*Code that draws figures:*
------

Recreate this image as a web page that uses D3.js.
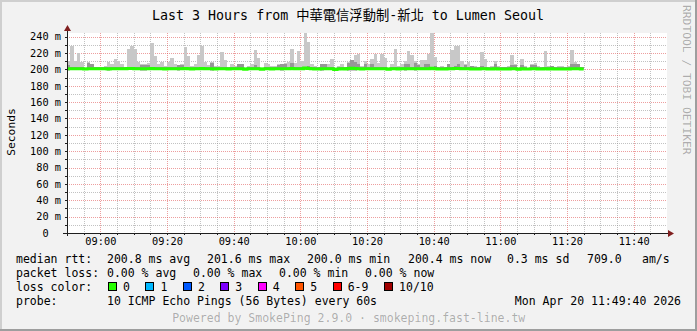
<!DOCTYPE html>
<html>
<head>
<meta charset="utf-8">
<script src="https://cdn.jsdelivr.net/npm/d3@7"></script>
<style>
  html, body { margin: 0; padding: 0; background: #f2f2f2; }
  svg { display: block; }
  text { font-family: "DejaVu Sans Mono", "Noto Sans CJK TC", monospace; white-space: pre; }
</style>
</head>
<body>
<svg id="chart" width="697" height="331"></svg>
<script>
// smokeping "Last 3 Hours" graph, one column per 60s step starting 08:50

var title = "Last 3 Hours from 中華電信浮動制-新北 to Lumen Seoul";
var yLabel = "Seconds";
var watermark = "RRDTOOL / TOBI OETIKER";
var footer = "Powered by SmokePing 2.9.0 · smokeping.fast-line.tw";

// ms, upper edge of the smoke (slowest ping)
var smokeMax = [
  210,228,210,220,209,202,209,207,203,203,
  203,204,209,206,213,210,206,203,225,229,
  225,209,206,207,208,232,216,206,209,204,
  209,214,206,205,207,227,216,204,206,218,
  229,209,205,209,204,204,221,212,203,206,
  204,207,207,202,204,206,224,214,201,208,
  206,204,204,206,207,208,209,225,208,222,
  210,245,234,206,204,203,206,207,207,213,
  201,204,207,203,209,212,217,219,204,210,
  207,213,219,208,219,214,202,206,225,204,
  206,210,223,218,210,206,211,211,219,245,
  215,203,204,203,207,224,229,229,210,206,
  209,204,204,203,221,213,203,204,210,204,
  203,203,204,218,207,201,213,204,202,206,
  208,204,203,222,204,204,203,204,204,203,
  204,224,209,206,203
];

// ms, upper edge of the dense (darker) part of the smoke
var smokeInner = [
  205,203,203,203,203,202,208,206,203,203,
  203,203,203,203,203,203,203,203,203,203,
  203,203,205,205,205,203,203,203,203,203,
  203,203,203,205,205,203,203,203,203,203,
  203,203,203,208,203,203,203,203,203,203,
  203,207,206,202,203,203,205,203,201,203,
  203,203,203,205,207,206,203,208,203,203,
  203,203,204,203,203,203,206,206,203,203,
  201,203,203,203,208,212,209,206,203,206,
  203,207,203,203,203,203,202,203,203,203,
  203,207,206,203,208,205,203,206,206,203,
  204,203,203,203,207,203,204,207,203,205,
  203,204,203,203,204,203,203,203,206,203,
  203,203,203,205,205,201,205,203,202,205,
  205,203,203,203,203,204,203,203,203,203,
  203,206,207,206,203
];

// ms, median rtt
var medianRtt = [
  200.9,200.8,200.8,200.7,200.9,200.4,200.8,200.9,200.8,200.7,
  200.8,200.8,200.5,200.8,200.9,200.8,200.7,200.8,201.0,201.1,
  200.9,200.8,200.7,200.8,200.9,201.0,200.8,200.7,200.8,200.6,
  200.8,200.9,200.8,200.7,200.9,201.0,200.8,200.6,200.8,200.9,
  201.1,200.8,200.7,200.9,200.6,200.7,200.9,200.8,200.5,200.8,
  200.7,200.9,200.8,200.3,200.7,200.8,200.9,200.8,200.2,200.8,
  200.7,200.6,200.7,200.8,200.9,200.8,200.8,201.0,200.7,200.9,
  200.8,201.6,201.2,200.8,200.6,200.5,200.8,200.8,200.7,200.9,
  200.0,200.6,200.8,200.6,201.0,201.3,201.2,200.9,200.6,200.8,
  200.8,200.9,200.8,200.7,200.9,200.8,200.3,200.7,200.9,200.6,
  200.7,200.9,200.9,200.8,200.9,200.8,200.8,200.9,200.9,201.4,
  200.8,200.5,200.6,200.5,200.8,200.9,201.0,201.0,200.8,200.7,
  200.8,200.6,200.6,200.5,200.8,200.7,200.5,200.6,200.8,200.6,
  200.5,200.5,200.6,200.8,200.7,200.2,200.8,200.6,200.4,200.7,
  200.8,200.6,200.5,200.8,200.6,200.7,200.5,200.6,200.6,200.5,
  200.6,200.9,200.8,200.7,200.4
];

// ms, fastest ping
var smokeMin = [
  198.6,198.9,199.0,198.8,199.2,199.5,198.7,198.8,199.3,199.1,
  199.2,199.0,198.6,199.1,198.9,199.0,199.2,199.4,198.8,198.7,
  198.9,199.0,198.5,198.6,198.7,199.0,199.1,199.2,198.9,199.3,
  199.0,198.8,199.1,198.6,198.7,198.9,199.0,199.2,198.8,199.0,
  198.9,199.1,199.2,198.6,199.3,199.2,198.9,199.0,199.4,199.1,
  199.2,198.7,198.8,199.5,199.1,199.0,198.8,199.0,199.6,199.1,
  199.2,199.3,199.1,198.7,198.6,198.8,199.1,198.7,199.0,198.9,
  199.1,198.9,198.7,199.0,199.2,199.4,198.6,198.7,199.1,199.0,
  199.6,199.2,199.0,199.3,198.5,198.4,198.6,198.8,199.2,198.9,
  199.0,198.8,199.1,199.2,199.0,198.9,199.5,199.1,198.9,199.2,
  199.0,198.6,198.7,199.0,198.6,198.8,199.1,198.7,198.8,198.9,
  198.9,199.3,199.2,199.3,198.7,199.0,198.8,198.7,199.1,198.9,
  199.0,199.2,199.3,199.4,198.9,199.0,199.3,199.2,198.7,199.2,
  199.3,199.3,199.2,198.8,198.8,199.6,198.9,199.2,199.4,198.8,
  198.8,199.2,199.3,199.0,199.2,198.9,199.3,199.2,199.2,199.3,
  199.2,198.8,198.7,198.8,199.3
];

var medianStats = ["200.8 ms avg", "201.6 ms max", "200.0 ms min", "200.4 ms now", "0.3 ms sd", "709.0", "am/s"];
var lossStats = ["0.00 % avg", "0.00 % max", "0.00 % min", "0.00 % now"];
var lossLabels = ["0", "1", "2", "3", "4", "5", "6-9", "10/10"];
var lossColors = ["#26ff00", "#00b8ff", "#0059ff", "#7e00ff", "#ff00ff", "#ff5500", "#ff0000", "#a00000"];
var probeText = "10 ICMP Echo Pings (56 Bytes) every 60s";
var stampText = "Mon Apr 20 11:49:40 2026";

var viewStart = new Date(2026, 3, 20, 8, 50, 0);
var viewEnd = new Date(2026, 3, 20, 11, 50, 0);
var yTop = 244.5;

var svg = d3.select("#chart");
var W = 697, H = 331;
var X0 = 67, X1 = 667, Y0 = 233, Y1 = 33;
var cw = 6.95; // legend char advance

var x = d3.scaleTime().domain([viewStart, viewEnd]).range([X0, X1]);
var y = d3.scaleLinear().domain([0, yTop]).range([Y0, Y1]);

// background + 3d frame
svg.append("rect").attr("width", W).attr("height", H).attr("fill", "#f2f2f2");
svg.append("path").attr("d", "M1,331V1H697").attr("fill", "none").attr("stroke", "#cfcfcf").attr("stroke-width", 2);
svg.append("path").attr("d", "M0,330H696V0").attr("fill", "none").attr("stroke", "#9e9e9e").attr("stroke-width", 2);

svg.append("rect").attr("x", X0).attr("y", Y1).attr("width", X1 - X0).attr("height", Y0 - Y1).attr("fill", "#ffffff");

function px(v) { return Math.round(v) + 0.5; }

// grid
var grid = svg.append("g").attr("stroke-dasharray", "1,1").attr("shape-rendering", "crispEdges");
var minorX = d3.timeMinute.every(5).range(viewStart, viewEnd).filter(function (t) { return t.getMinutes() % 20 !== 0; });
var majorX = d3.timeMinute.every(20).range(viewStart, viewEnd);
var minorY = d3.range(10, yTop, 20);
var majorY = d3.range(20, yTop, 20);

grid.selectAll(".mx").data(minorX).enter().append("line")
  .attr("x1", function (d) { return px(x(d)); }).attr("x2", function (d) { return px(x(d)); })
  .attr("y1", Y1).attr("y2", Y0)
  .attr("stroke", "rgba(143,143,143,0.55)");
grid.selectAll(".my").data(minorY).enter().append("line")
  .attr("y1", function (d) { return px(y(d)); }).attr("y2", function (d) { return px(y(d)); })
  .attr("x1", X0).attr("x2", X1)
  .attr("stroke", "rgba(143,143,143,0.55)");
grid.selectAll(".Mx").data(majorX).enter().append("line")
  .attr("x1", function (d) { return px(x(d)); }).attr("x2", function (d) { return px(x(d)); })
  .attr("y1", Y1).attr("y2", Y0)
  .attr("stroke", "rgba(222,79,79,0.55)");
grid.selectAll(".My").data(majorY).enter().append("line")
  .attr("y1", function (d) { return px(y(d)); }).attr("y2", function (d) { return px(y(d)); })
  .attr("x1", X0).attr("x2", X1)
  .attr("stroke", "rgba(222,79,79,0.55)");

// smoke
var steps = smokeMax.map(function (v, i) {
  return {
    t0: d3.timeMinute.offset(viewStart, i),
    t1: d3.timeMinute.offset(viewStart, i + 1),
    max: v, inner: smokeInner[i], min: smokeMin[i], median: medianRtt[i]
  };
});

var smoke = svg.append("g").attr("shape-rendering", "crispEdges");
smoke.selectAll(".outer").data(steps).enter().append("rect")
  .attr("x", function (d) { return Math.round(x(d.t0)); })
  .attr("width", function (d) { return Math.round(x(d.t1)) - Math.round(x(d.t0)); })
  .attr("y", function (d) { return Math.round(y(Math.min(d.max, yTop))); })
  .attr("height", function (d) { return Math.round(y(d.min)) - Math.round(y(Math.min(d.max, yTop))); })
  .attr("fill", "#c8c8c8");
smoke.selectAll(".inner").data(steps).enter().append("rect")
  .attr("x", function (d) { return Math.round(x(d.t0)); })
  .attr("width", function (d) { return Math.round(x(d.t1)) - Math.round(x(d.t0)); })
  .attr("y", function (d) { return Math.round(y(d.inner)); })
  .attr("height", function (d) { return Math.max(0, Math.round(y(200)) - Math.round(y(d.inner))); })
  .attr("fill", "#979797");

// median line, coloured by loss (0 everywhere)
var medPts = steps.map(function (d) { return [d.t0, d.median]; });
medPts.push([steps[steps.length - 1].t1, steps[steps.length - 1].median]);
var medLine = d3.line()
  .x(function (d) { return x(d[0]); })
  .y(function (d) { return y(d[1]); })
  .curve(d3.curveStepAfter);
svg.append("path").datum(medPts)
  .attr("d", medLine)
  .attr("fill", "none")
  .attr("stroke", lossColors[0])
  .attr("stroke-width", 3);

// axes
var axisCol = "#1f1f1f", arrowCol = "#801f1f";
var ticks = svg.append("g").attr("stroke", axisCol).attr("shape-rendering", "crispEdges");
ticks.selectAll(".tx").data(minorX.concat(majorX)).enter().append("line")
  .attr("x1", function (d) { return px(x(d)); }).attr("x2", function (d) { return px(x(d)); })
  .attr("y1", Y0).attr("y2", Y0 + 2);
ticks.selectAll(".ty").data(majorY.concat(minorY)).enter().append("line")
  .attr("y1", function (d) { return px(y(d)); }).attr("y2", function (d) { return px(y(d)); })
  .attr("x1", X0 - 2).attr("x2", X0);
svg.append("line").attr("x1", X0 - 4).attr("x2", X1 + 2).attr("y1", Y0 + 0.5).attr("y2", Y0 + 0.5)
  .attr("stroke", axisCol).attr("shape-rendering", "crispEdges");
svg.append("line").attr("x1", X0 + 0.5).attr("x2", X0 + 0.5).attr("y1", Y0 + 3).attr("y2", Y1 - 3)
  .attr("stroke", axisCol).attr("shape-rendering", "crispEdges");
svg.append("path").attr("d", "M" + (X0 + 0.5) + "," + (Y1 - 8) + "l3.5,6h-7z").attr("fill", arrowCol);
svg.append("path").attr("d", "M" + (X1 + 7) + "," + (Y0 + 0.5) + "l-6,-3.5v7z").attr("fill", arrowCol);

var xAxis = d3.axisBottom(x)
  .ticks(d3.timeMinute.every(20))
  .tickFormat(d3.timeFormat("%H:%M"))
  .tickSize(0).tickPadding(5);
var gx = svg.append("g").attr("transform", "translate(0," + Y0 + ")").call(xAxis);
gx.select(".domain").remove();
gx.selectAll("text").attr("font-family", null).attr("font-size", "10.3px").attr("fill", "#000");

var yAxis = d3.axisLeft(y)
  .tickValues(d3.range(0, yTop, 20))
  .tickFormat(function (d) { return d === 0 ? "0  " : d + " m"; })
  .tickSize(0).tickPadding(6);
var gy = svg.append("g").attr("transform", "translate(" + X0 + ",0)").call(yAxis);
gy.select(".domain").remove();
gy.selectAll("text").attr("font-family", null).attr("font-size", "10.3px").attr("fill", "#000");

// titles
svg.append("text").attr("x", 348).attr("y", 19.5).attr("text-anchor", "middle")
  .attr("font-size", "13.3px").attr("fill", "#000").text(title);
svg.append("text").attr("transform", "translate(15,132) rotate(-90)").attr("text-anchor", "middle")
  .attr("font-size", "11.3px").attr("fill", "#000").text(yLabel);
svg.append("text").attr("transform", "translate(683,5) rotate(90)")
  .attr("font-size", "11.3px").attr("fill", "#000").attr("fill-opacity", 0.3).text(watermark);

// legend
var lg = svg.append("g").attr("font-size", "11.5px").attr("fill", "#000");
var LX = 16, VX = 107;
lg.append("text").attr("x", LX).attr("y", 263).text("median rtt:");
var medX = [107, 207, 307, 408, 507, 587, 642];
medianStats.forEach(function (s, i) { lg.append("text").attr("x", medX[i]).attr("y", 263).text(s); });

lg.append("text").attr("x", LX).attr("y", 277).text("packet loss:");
var lossX = [107, 193, 279, 365];
lossStats.forEach(function (s, i) { lg.append("text").attr("x", lossX[i]).attr("y", 277).text(s); });

lg.append("text").attr("x", LX).attr("y", 291).text("loss color:");
var bx = 108;
lossLabels.forEach(function (s, i) {
  lg.append("rect").attr("x", bx + 0.5).attr("y", 282.5).attr("width", 8).attr("height", 8)
    .attr("fill", lossColors[i]).attr("stroke", "#000").attr("shape-rendering", "crispEdges");
  lg.append("text").attr("x", bx + 15).attr("y", 291).text(s);
  bx += 15 + s.length * cw + 15.5;
});

lg.append("text").attr("x", LX).attr("y", 305).text("probe:");
lg.append("text").attr("x", VX).attr("y", 305).text(probeText);
lg.append("text").attr("x", 681).attr("y", 305).attr("text-anchor", "end").text(stampText);

svg.append("text").attr("x", 348.7).attr("y", 322).attr("text-anchor", "middle")
  .attr("font-size", "11.5px").attr("fill", "#000").attr("fill-opacity", 0.3).text(footer);
</script>
</body>
</html>
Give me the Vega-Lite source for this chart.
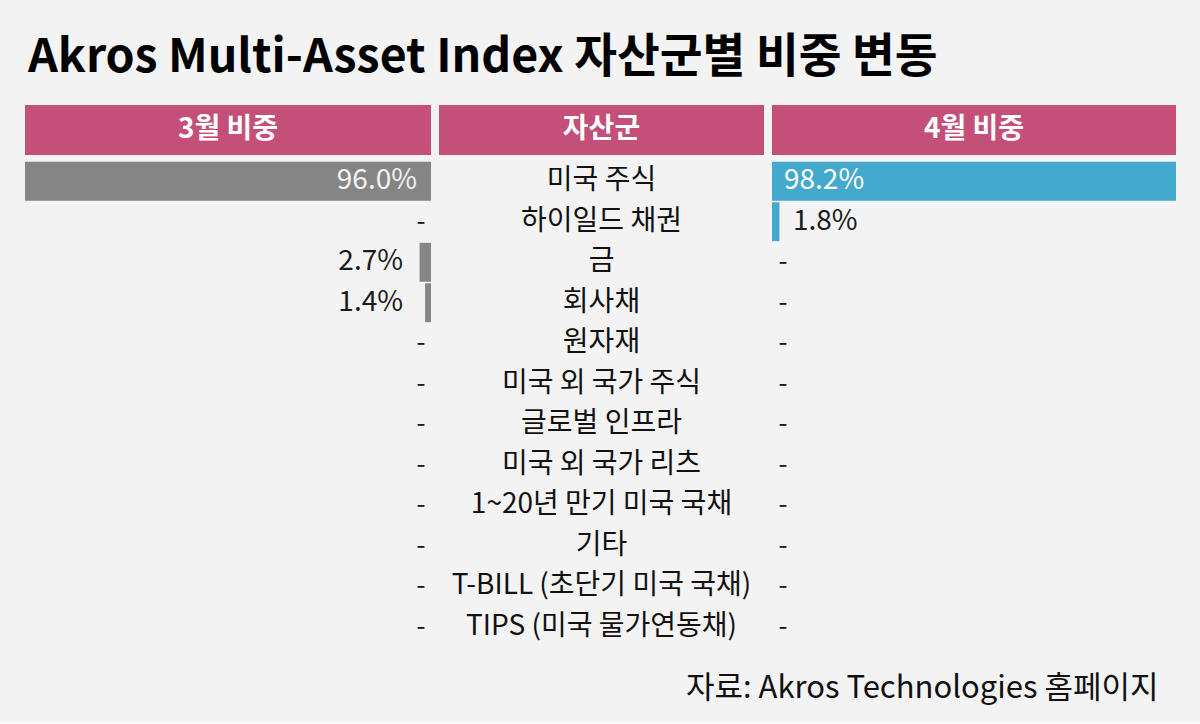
{
  "$schema": "https://vega.github.io/schema/vega-lite/v6.json",
  "background": "#f3f3f3",
  "padding": {"left": 25, "top": 35, "right": 24, "bottom": 20},
  "config": {
    "font": "Noto Sans CJK KR",
    "view": {"stroke": null},
    "concat": {"spacing": 8}
  },
  "title": {
    "text": "Akros Multi-Asset Index 자산군별 비중 변동",
    "anchor": "start",
    "fontSize": 46.5,
    "fontWeight": "bold",
    "color": "#000000",
    "offset": 23.5,
    "dx": 3
  },
  "datasets": {
    "assets": [
      {"asset": "미국 주식", "m3": 0.96, "m4": 0.982},
      {"asset": "하이일드 채권", "m3": null, "m4": 0.018},
      {"asset": "금", "m3": 0.027, "m4": null},
      {"asset": "회사채", "m3": 0.014, "m4": null},
      {"asset": "원자재", "m3": null, "m4": null},
      {"asset": "미국 외 국가 주식", "m3": null, "m4": null},
      {"asset": "글로벌 인프라", "m3": null, "m4": null},
      {"asset": "미국 외 국가 리츠", "m3": null, "m4": null},
      {"asset": "1~20년 만기 미국 국채", "m3": null, "m4": null},
      {"asset": "기타", "m3": null, "m4": null},
      {"asset": "T-BILL (초단기 미국 국채)", "m3": null, "m4": null},
      {"asset": "TIPS (미국 물가연동채)", "m3": null, "m4": null}
    ]
  },
  "spacing": 6,
  "vconcat": [
    {
      "hconcat": [
        {
          "width": 406, "height": 50,
          "view": {"fill": "#c4507a", "stroke": null},
          "data": {"values": [{"h": "3월 비중"}]},
          "mark": {"type": "text", "color": "#ffffff", "fontSize": 28, "fontWeight": "bold"},
          "encoding": {"text": {"field": "h"}}
        },
        {
          "width": 325, "height": 50,
          "view": {"fill": "#c4507a", "stroke": null},
          "data": {"values": [{"h": "자산군"}]},
          "mark": {"type": "text", "color": "#ffffff", "fontSize": 28, "fontWeight": "bold"},
          "encoding": {"text": {"field": "h"}}
        },
        {
          "width": 404, "height": 50,
          "view": {"fill": "#c4507a", "stroke": null},
          "data": {"values": [{"h": "4월 비중"}]},
          "mark": {"type": "text", "color": "#ffffff", "fontSize": 28, "fontWeight": "bold"},
          "encoding": {"text": {"field": "h"}}
        }
      ]
    },
    {
      "bounds": "flush",
      "hconcat": [
        {
          "width": 406, "height": 486,
          "data": {"name": "assets"},
          "encoding": {
            "y": {"field": "asset", "type": "nominal", "sort": null, "axis": null,
                  "scale": {"paddingInner": 0.04, "paddingOuter": 0.02,
                            "domain": ["미국 주식", "하이일드 채권", "금", "회사채", "원자재", "미국 외 국가 주식", "글로벌 인프라", "미국 외 국가 리츠", "1~20년 만기 미국 국채", "기타", "T-BILL (초단기 미국 국채)", "TIPS (미국 물가연동채)"]}}
          },
          "layer": [
            {
              "mark": {"type": "bar", "color": "#858585"},
              "encoding": {
                "x": {"field": "m3", "type": "quantitative", "axis": null,
                      "scale": {"domain": [0, 0.96], "reverse": true, "nice": false}}
              }
            },
            {
              "transform": [{"filter": "datum.m3 != null && datum.m3 >= 0.5"}],
              "mark": {"type": "text", "align": "right", "dx": -14, "fontSize": 28, "color": "#f2f2f2"},
              "encoding": {
                "x": {"datum": 0, "type": "quantitative"},
                "text": {"field": "m3", "type": "quantitative", "format": ".1%"}
              }
            },
            {
              "transform": [{"filter": "datum.m3 != null && datum.m3 < 0.5"}],
              "mark": {"type": "text", "align": "right", "dx": -28, "fontSize": 28, "color": "#1a1a1a"},
              "encoding": {
                "x": {"datum": 0, "type": "quantitative"},
                "text": {"field": "m3", "type": "quantitative", "format": ".1%"}
              }
            },
            {
              "transform": [{"filter": "datum.m3 == null"}],
              "mark": {"type": "text", "align": "center", "dx": -10, "fontSize": 26, "color": "#1a1a1a"},
              "encoding": {
                "x": {"datum": 0, "type": "quantitative"},
                "text": {"value": "-"}
              }
            }
          ]
        },
        {
          "width": 325, "height": 486,
          "data": {"name": "assets"},
          "mark": {"type": "text", "fontSize": 28, "color": "#111111"},
          "encoding": {
            "y": {"field": "asset", "type": "nominal", "sort": null, "axis": null,
                  "scale": {"paddingInner": 0.04, "paddingOuter": 0.02}},
            "text": {"field": "asset"}
          }
        },
        {
          "width": 404, "height": 486,
          "data": {"name": "assets"},
          "encoding": {
            "y": {"field": "asset", "type": "nominal", "sort": null, "axis": null,
                  "scale": {"paddingInner": 0.04, "paddingOuter": 0.02,
                            "domain": ["미국 주식", "하이일드 채권", "금", "회사채", "원자재", "미국 외 국가 주식", "글로벌 인프라", "미국 외 국가 리츠", "1~20년 만기 미국 국채", "기타", "T-BILL (초단기 미국 국채)", "TIPS (미국 물가연동채)"]}}
          },
          "layer": [
            {
              "mark": {"type": "bar", "color": "#43a9cd"},
              "encoding": {
                "x": {"field": "m4", "type": "quantitative",
                      "scale": {"domain": [0, 0.982], "nice": false},
                      "axis": {"domain": false, "ticks": false, "labels": false, "grid": false,
                               "title": "자료: Akros Technologies 홈페이지",
                               "titleFontSize": 31, "titleFontWeight": "normal", "titleColor": "#111111",
                               "titleAnchor": "end", "titleAlign": "right", "titleBaseline": "alphabetic",
                               "titleX": 386, "titleY": 50}}
              }
            },
            {
              "transform": [{"filter": "datum.m4 != null && datum.m4 >= 0.5"}],
              "mark": {"type": "text", "align": "left", "dx": 12, "fontSize": 28, "color": "#ffffff"},
              "encoding": {
                "x": {"datum": 0, "type": "quantitative"},
                "text": {"field": "m4", "type": "quantitative", "format": ".1%"}
              }
            },
            {
              "transform": [{"filter": "datum.m4 != null && datum.m4 < 0.5"}],
              "mark": {"type": "text", "align": "left", "dx": 21, "fontSize": 28, "color": "#1a1a1a"},
              "encoding": {
                "x": {"datum": 0, "type": "quantitative"},
                "text": {"field": "m4", "type": "quantitative", "format": ".1%"}
              }
            },
            {
              "transform": [{"filter": "datum.m4 == null"}],
              "mark": {"type": "text", "align": "center", "dx": 11, "fontSize": 26, "color": "#1a1a1a"},
              "encoding": {
                "x": {"datum": 0, "type": "quantitative"},
                "text": {"value": "-"}
              }
            }
          ]
        }
      ]
    }
  ]
}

------

*TASK DETAILS:* Exactly restate the lines from the beginning of the data through the line with "by SmokePing 2.9.0", and no others, keeping pictures out.

*ANSWER:*
Recreate this image as a web page that uses D3.js.
<!DOCTYPE html>
<html>
<head>
<meta charset="utf-8">
<script src="https://cdn.jsdelivr.net/npm/d3@7"></script>
<style>
  html, body { margin: 0; padding: 0; background: #f2f2f2; }
  svg { display: block; }
  text { font-family: "DejaVu Sans Mono", "Noto Sans CJK TC", monospace; white-space: pre; }
</style>
</head>
<body>
<svg id="chart" width="697" height="331"></svg>
<script>
// smokeping "Last 3 Hours" graph, one column per 60s step starting 08:50

var title = "Last 3 Hours from 中華電信浮動制-新北 to Lumen Seoul";
var yLabel = "Seconds";
var watermark = "RRDTOOL / TOBI OETIKER";
var footer = "Powered by SmokePing 2.9.0 · smokeping.fast-line.tw";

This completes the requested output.